Tuesday, January 11, 2011
Middle School students, and teachers, love to use individual white boards for formative assessment and/or games in the classroom. Often times though, I see students scrambling for a tissue or paper towel. Check out this great idea! One of the teachers had students bring in their own sock, which can be personalized, for students to use to wipe off their white boards. They store very neatly in the sweet bin, probably from the Dollar Store or Target, and come at minimal cost. Stop looking for the tissues and paper towels and try out this great idea.
Thursday, January 6, 2011
Members of the MEHMS Jazz Band (6th and 7th grade students) performed in tonight's concert. This is a clip from their performance of Chattanooga Choo Choo. I was impressed with their performance and skills required to play this difficult jazz classic!
Tuesday, January 4, 2011
I had a conversation with Mr. Sparrgrove today about growth and metrics used to determine growth. But what happens when we narrow that focus too much? There is so much more to a child than a standardized test score. So then I ask, what do we use to measure this highly influential word of growth? I do not object to accountability for learning, but what else would we consider to measure growth throughout the school year.

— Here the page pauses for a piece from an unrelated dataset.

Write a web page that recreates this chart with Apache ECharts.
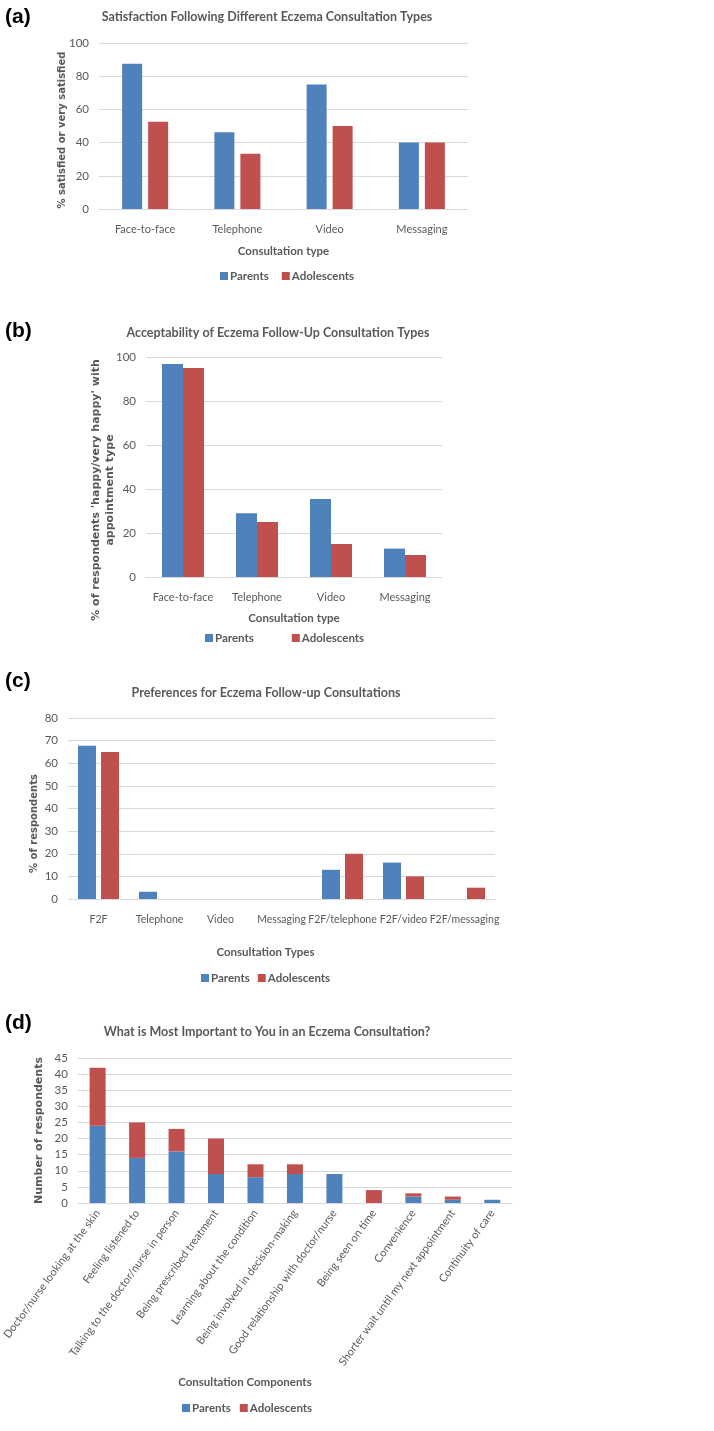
<!DOCTYPE html>
<html>
<head>
<meta charset="utf-8">
<script src="https://cdn.jsdelivr.net/npm/echarts@6/dist/echarts.min.js"></script>
<style>
  html, body { margin: 0; padding: 0; background: #fff; }
  #chart { width: 714px; height: 1431px; }
</style>
</head>
<body>
<div id="chart"></div>
<script>
// (a) satisfaction
var satCategories = ['Face-to-face', 'Telephone', 'Video', 'Messaging'];
var satParents = [87.5, 46.2, 75, 40];
var satAdolescents = [52.6, 33.3, 50, 40];

// (b) acceptability
var accCategories = ['Face-to-face', 'Telephone', 'Video', 'Messaging'];
var accParents = [96.8, 29, 35.5, 12.9];
var accAdolescents = [95, 25, 15, 10];

// (c) preferences
var prefCategories = ['F2F', 'Telephone', 'Video', 'Messaging', 'F2F/telephone', 'F2F/video', 'F2F/messaging'];
var prefParents = [67.7, 3.2, 0, 0, 12.9, 16.1, 0];
var prefAdolescents = [65, 0, 0, 0, 20, 10, 5];

// (d) most important
var compCategories = ['Doctor/nurse looking at the skin', 'Feeling listened to', 'Talking to the doctor/nurse in person',
    'Being prescribed treatment', 'Learning about the condition', 'Being involved in decision-making',
    'Good relationship with doctor/nurse', 'Being seen on time', 'Convenience',
    'Shorter wait until my next appointment', 'Continuity of care'];
var compParents = [24, 14, 16, 9, 8, 9, 9, 0, 2, 1, 1];
var compAdolescents = [18, 11, 7, 11, 4, 3, 0, 4, 1, 1, 0];

var BLUE = '#4F81BD', RED = '#C0504D';
var FONT = "Lato, 'Liberation Sans', sans-serif";
var YFONT = "'DejaVu Sans', sans-serif";
var GREY = '#595959', GRID = '#D9D9D9';

function panelTitle(text, x, y) {
    return { text: text, left: x, top: y, textAlign: 'center',
        textStyle: { fontFamily: FONT, fontSize: 12.5, fontWeight: 'bold', color: GREY } };
}
function tag(text, y) {
    return { text: text, left: 0, top: y,
        textStyle: { fontFamily: "'Liberation Sans', sans-serif", fontSize: 21, fontWeight: 'bold', color: '#000' } };
}
function legend(left, top, gap) {
    return { data: ['Parents', 'Adolescents'], left: left, top: top, itemGap: gap, icon: 'rect',
        itemWidth: 8, itemHeight: 8, selectedMode: false,
        textStyle: { fontFamily: FONT, fontSize: 11.5, fontWeight: 'bold', color: GREY, padding: [0, 0, 0, -3] } };
}
function xAxis(idx, cats, name, gap, extra) {
    var ax = {
        type: 'category', gridIndex: idx, data: cats,
        name: name, nameLocation: 'middle', nameGap: gap,
        nameTextStyle: { fontFamily: FONT, fontSize: 11.5, fontWeight: 'bold', color: GREY },
        axisLine: { lineStyle: { color: GRID } }, axisTick: { show: false },
        axisLabel: { fontFamily: FONT, fontSize: 11, color: GREY, margin: 15, interval: 0 }
    };
    return Object.assign(ax, extra || {});
}
function yAxis(idx, max, interval, name, gap, fs, shift) {
    return {
        type: 'value', gridIndex: idx, min: 0, max: max, interval: interval,
        name: name, nameLocation: 'middle', nameGap: gap, nameMoveOverlap: false,
        nameTextStyle: { fontFamily: YFONT, fontSize: fs, fontWeight: 'bold', color: GREY, lineHeight: 14,
            padding: [0, shift * 2, 0, 0] },
        axisLine: { show: false }, axisTick: { show: false },
        splitLine: { lineStyle: { color: GRID } },
        axisLabel: { fontFamily: FONT, fontSize: 11.5, color: GREY, margin: 10 }
    };
}

var chart = echarts.init(document.getElementById('chart'));
chart.setOption({
    backgroundColor: '#fff',
    animation: false,
    title: [
        tag('(a)', 2), tag('(b)', 316), tag('(c)', 666), tag('(d)', 1008),
        panelTitle('Satisfaction Following Different Eczema Consultation Types', 262, 5),
        panelTitle('Acceptability of Eczema Follow-Up Consultation Types', 273, 321),
        panelTitle('Preferences for Eczema Follow-up Consultations', 261, 681),
        panelTitle('What is Most Important to You in an Eczema Consultation?', 262, 1020)
    ],
    legend: [legend(215, 265, 13), legend(200, 627, 38), legend(196, 967, 8), legend(177, 1397, 9)],
    grid: [
        { left: 99, right: 246, top: 43, height: 166 },
        { left: 146, right: 272, top: 357, height: 220 },
        { left: 68, right: 219, top: 718, height: 181 },
        { left: 75, right: 202, top: 1058, height: 145 }
    ],
    xAxis: [
        xAxis(0, satCategories, 'Consultation type', 36),
        xAxis(1, accCategories, 'Consultation type', 35),
        xAxis(2, prefCategories, 'Consultation Types', 47,
            { nameTextStyle: { fontFamily: FONT, fontSize: 11.5, fontWeight: 'bold', color: GREY, padding: [0, 32, 0, 0] },
              axisLabel: { fontFamily: FONT, fontSize: 10.5, color: GREY, margin: 15, interval: 0 } }),
        xAxis(3, compCategories, 'Consultation Components', 173,
            { nameTextStyle: { fontFamily: FONT, fontSize: 11.5, fontWeight: 'bold', color: GREY, padding: [0, 100, 0, 0] },
              axisLabel: { fontFamily: FONT, fontSize: 11, color: GREY, margin: 8, interval: 0, rotate: 54 } })
    ],
    yAxis: [
        yAxis(0, 100, 20, '% satisfied or very satisfied', 30, 10, 4),
        yAxis(1, 100, 20, "% of respondents 'happy/very happy' with\nappointment type", 29, 11, 23),
        yAxis(2, 80, 10, '% of respondents', 27, 10, 15),
        yAxis(3, 45, 5, 'Number of respondents', 32, 11, 0)
    ],
    series: [
        { name: 'Parents', type: 'bar', xAxisIndex: 0, yAxisIndex: 0, data: satParents,
          itemStyle: { color: BLUE }, barWidth: 20, barGap: '30%' },
        { name: 'Adolescents', type: 'bar', xAxisIndex: 0, yAxisIndex: 0, data: satAdolescents,
          itemStyle: { color: RED }, barWidth: 20, barGap: '30%' },
        { name: 'Parents', type: 'bar', xAxisIndex: 1, yAxisIndex: 1, data: accParents,
          itemStyle: { color: BLUE }, barWidth: 21, barGap: '0%' },
        { name: 'Adolescents', type: 'bar', xAxisIndex: 1, yAxisIndex: 1, data: accAdolescents,
          itemStyle: { color: RED }, barWidth: 21, barGap: '0%' },
        { name: 'Parents', type: 'bar', xAxisIndex: 2, yAxisIndex: 2, data: prefParents,
          itemStyle: { color: BLUE }, barWidth: 18, barGap: '28%' },
        { name: 'Adolescents', type: 'bar', xAxisIndex: 2, yAxisIndex: 2, data: prefAdolescents,
          itemStyle: { color: RED }, barWidth: 18, barGap: '28%' },
        { name: 'Parents', type: 'bar', xAxisIndex: 3, yAxisIndex: 3, data: compParents, stack: 'd',
          itemStyle: { color: BLUE }, barWidth: 16 },
        { name: 'Adolescents', type: 'bar', xAxisIndex: 3, yAxisIndex: 3, data: compAdolescents, stack: 'd',
          itemStyle: { color: RED }, barWidth: 16 }
    ]
});
</script>
</body>
</html>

In Yardsticks, Chip Wood talks about Physical, Social Emotional, and Curriculum as it pertains to students. Maybe we should look her to begin a wider look at growth. As you know, my passion lies with understanding the ever evolving young adolescent. Perhaps their greatest growth could be social emotional. We have just 3 short years with our students in middle school; however, I believe these are some of the most powerful years of development. How can we as educators shape their growth to become thinkers, doers, and actors? Then of course the tough question, how do we measure that? To me, growth is a very person thing - one number or metric does not make growth. It is complicated and messy - but what isn't? I think as we progress in "growth models" we need to think about the whole child - this is who presents to us every day in the classroom. Adolescents are not defined by one moment in time, rather a successions of trials, learning opportunities, mistakes, and triumphs. So think about how you would measure growth!